The legend is black

You know what it’s like; I can’t be the only one to have experienced this. I was sitting in front of my computer, checking blogs or news stories, and I clicked a link to a YouTube video. I saw another related video in the sidebar that looks interesting, then another, and next thing I know, I’ve fallen down the YouTube Rabbit Hole.

And that’s when I saw this gem:

Man, that took me back. Black Label was my brand of beer from the time I started drinking beer at *cough* years old until sometime 1995 when I stopped drinking for a year.

It occurs to me now that I decided to drink Black Label not for what it was, but for what it wasn’t. And what it wasn’t was popular. Not at all.

I’d been going to parties and bringing Canadian or Blue, because that seemed to be the beer to bring to parties; the ads said so. However, I quickly got tired of bringing a twelve-pack, drinking two or three, and then finding the rest gone when I went for another, stolen by people who either never brought their own beer  or didn’t bring enough.

I switched to Black Label because I could bring a twelve-pack, drink five and still find seven in the fridge at the end of the night. I developed a taste for it. I got teased for drinking the “old man beer”, and responded that no, not even my dad would drink it.

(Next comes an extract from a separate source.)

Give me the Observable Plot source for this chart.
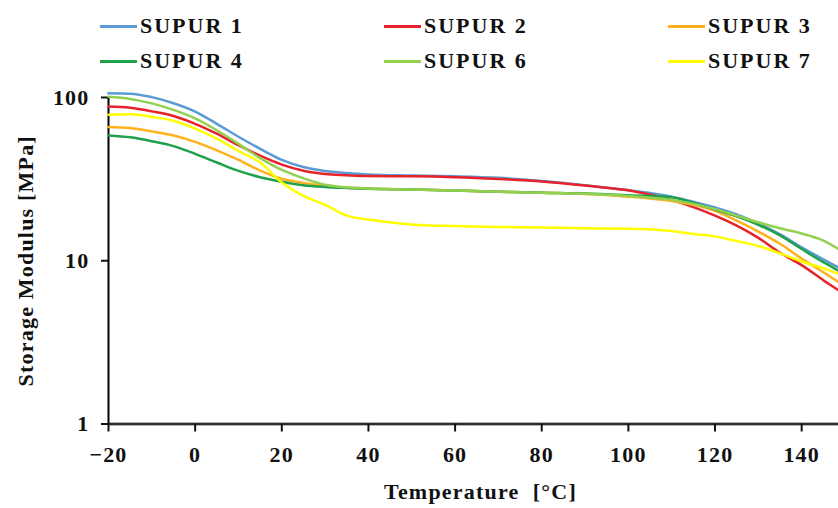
<!DOCTYPE html>
<html><head><meta charset="utf-8">
<script src="https://cdn.jsdelivr.net/npm/d3@7"></script>
<script src="https://cdn.jsdelivr.net/npm/@observablehq/plot@0.6"></script>
<style>
body{margin:0;background:#fff;}
#wrap{width:838px;height:508px;position:relative;overflow:hidden;font-family:"Liberation Serif","Times New Roman",serif;}
#legend{position:relative;height:80px;}
.item{position:absolute;display:flex;align-items:center;height:24px;font-weight:bold;font-size:22px;letter-spacing:2px;color:#111;}
.sw{width:37px;height:3px;margin-right:3px;}
</style></head><body><div id="wrap"><div id="legend"></div><div id="chart"></div></div>
<script>
const temperature = [-20,-15,-10,-5,0,5,10,15,20,25,30,35,40,50,60,70,80,90,100,110,115,120,125,130,135,140,145,148.5];
const supur1 = [106,105.5,100.5,92.2,82,69,57.5,48.5,41.5,37.5,35.5,34.5,33.8,33.3,32.9,32.2,30.8,29,27,24.7,23,21.2,19.2,16.9,14.5,12.1,10.2,9.1];
const supur2 = [88,86.5,82.2,77,69,60,51,44,38.8,35.6,34,33.4,33,32.9,32.5,31.7,30.6,28.9,27,23.5,21.3,18.9,16.4,13.8,11.2,9.4,7.6,6.6];
const supur3 = [66,65,62,58.5,53.5,47.5,41.5,35.7,31.8,30,28.8,28,27.7,27.3,26.9,26.5,26.1,25.6,24.7,23.2,22,20.2,17.6,15.1,12.7,10.3,8.5,7.4];
const supur4 = [58.5,57,54,50.4,45.2,40,35.5,32.5,30.5,29,28.3,27.9,27.6,27.3,26.9,26.5,26.1,25.8,25.2,24.5,22.6,20.6,18.7,16.6,14.3,11.8,9.8,8.7];
const supur6 = [101,98,92,84,74.5,63,52,42.5,36,32,29.2,28.2,27.7,27.3,26.9,26.5,26.1,25.7,24.9,23.6,22.3,20.7,18.9,17.2,15.8,14.7,13.3,11.8];
const supur7 = [78.5,79,76,72,64.5,56,47,40,30.2,25,22,18.9,17.9,16.7,16.3,16.1,16,15.8,15.7,15.2,14.6,14.1,13.2,12.3,11.1,9.9,9,8.3];
const seriesNames = ["SUPUR 1","SUPUR 2","SUPUR 3","SUPUR 4","SUPUR 6","SUPUR 7"];
const seriesColors = ["#5B9BD5","#E8222B","#FFB21E","#1FA04A","#92D050","#FFFF00"];
const seriesValues = [supur1,supur2,supur3,supur4,supur6,supur7];
const xTicks = [-20,0,20,40,60,80,100,120,140];
const yTicks = [1,10,100];
const xTitle = "Temperature\u00a0 [°C]";
const yTitle = "Storage Modulus [MPa]";

const data = [];
seriesNames.forEach((name, i) => {
  temperature.forEach((t, j) => data.push({series: name, temperature: t, modulus: seriesValues[i][j]}));
});

// legend
const legend = document.getElementById("legend");
seriesNames.forEach((name, i) => {
  const row = Math.floor(i / 3), col = i % 3;
  const item = document.createElement("div");
  item.className = "item";
  item.style.left = (100 + col * 284) + "px";
  item.style.top = (14 + row * 35) + "px";
  const sw = document.createElement("span");
  sw.className = "sw";
  sw.style.background = seriesColors[i];
  const label = document.createElement("span");
  label.textContent = name;
  item.appendChild(sw); item.appendChild(label);
  legend.appendChild(item);
});

const chart = Plot.plot({
  width: 838,
  height: 428,
  marginLeft: 108,
  marginRight: 0,
  marginTop: 17,
  marginBottom: 84.5,
  x: {domain: [-20, 148.5]},
  y: {type: "log", domain: [1, 100]},
  color: {domain: seriesNames, range: seriesColors},
  style: {fontFamily: "'Liberation Serif', 'Times New Roman', serif", fontSize: "22px", fontWeight: "bold", letterSpacing: "1.2px", color: "#111", background: "#fff", overflow: "visible"},
  marks: [
    Plot.ruleY([1], {stroke: "#b5b5b5", strokeWidth: 4}),
    Plot.ruleY([1], {stroke: "#000", strokeWidth: 1.4}),
    Plot.ruleX([-20], {y1: 1, y2: 100, stroke: "#000", strokeWidth: 2}),
    Plot.axisX({ticks: xTicks, tickSize: 8, tickPadding: 14, label: null, strokeWidth: 2,
      tickFormat: d => d < 0 ? "\u2212" + Math.abs(d) : String(d)}),
    Plot.axisY({ticks: yTicks, tickSize: 7, tickPadding: 12, label: null, strokeWidth: 2,
      tickFormat: d => String(d)}),
    Plot.line(data, {x: "temperature", y: "modulus", stroke: "series", curve: "monotone-x", strokeWidth: 2.5}),
    Plot.text([xTitle], {text: d => d, frameAnchor: "bottom", dx: 7, dy: 74.5, lineAnchor: "bottom", fontSize: 22, fontWeight: "bold"}),
    Plot.text([yTitle], {text: d => d, frameAnchor: "left", textAnchor: "middle", lineAnchor: "middle", rotate: -90, dx: -83, fontSize: 22, fontWeight: "bold"})
  ]
});
document.getElementById("chart").appendChild(chart);
</script>
</body></html>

Then I moved to Toronto, and partied in the punk/alternative scene where drinking Black Label was de rigueur. Whoever edited the Wikipedia page said it best:

… the tendency for people in alternative music bars on Queen Street West in Toronto to drink Black Label because it was cheap and as a way to dissociate themselves from mainstream people drinking mainstream beer.

It was short leap to cashing in on this. Advertisers created a series of print and tv ads with the slogan The Legend is Black. Everything was in black and white, with the only splash of colour being the red stripe in the label. It was successful ad campaign, but I’m not sure it helped them in the long run. Many of my friends stopped drinking it. Once something cool is marketed to the uncool, it becomes uncool by association. And so it goes.

I’d forgotten all about Black Label until I saw the YouTube video. When I re-introduced alcohol back into my life, it was with the motto drink less, but better. I started drinking different beers and cocktails. It became about the taste, not the inebriation.

I’d certainly forgotten about the ad campaign. I sat at my computer and watched them all. The Rooftop. The Beatnik. The Motorcycle, Flower Power and Forbidden Planet. While the Catacombs was closest to the scene I was in at the time, I think I liked the Forbidden Planet ad the best with all it’s 50’s pulp sci-fi silliness.

I should try Black Label again. Someday.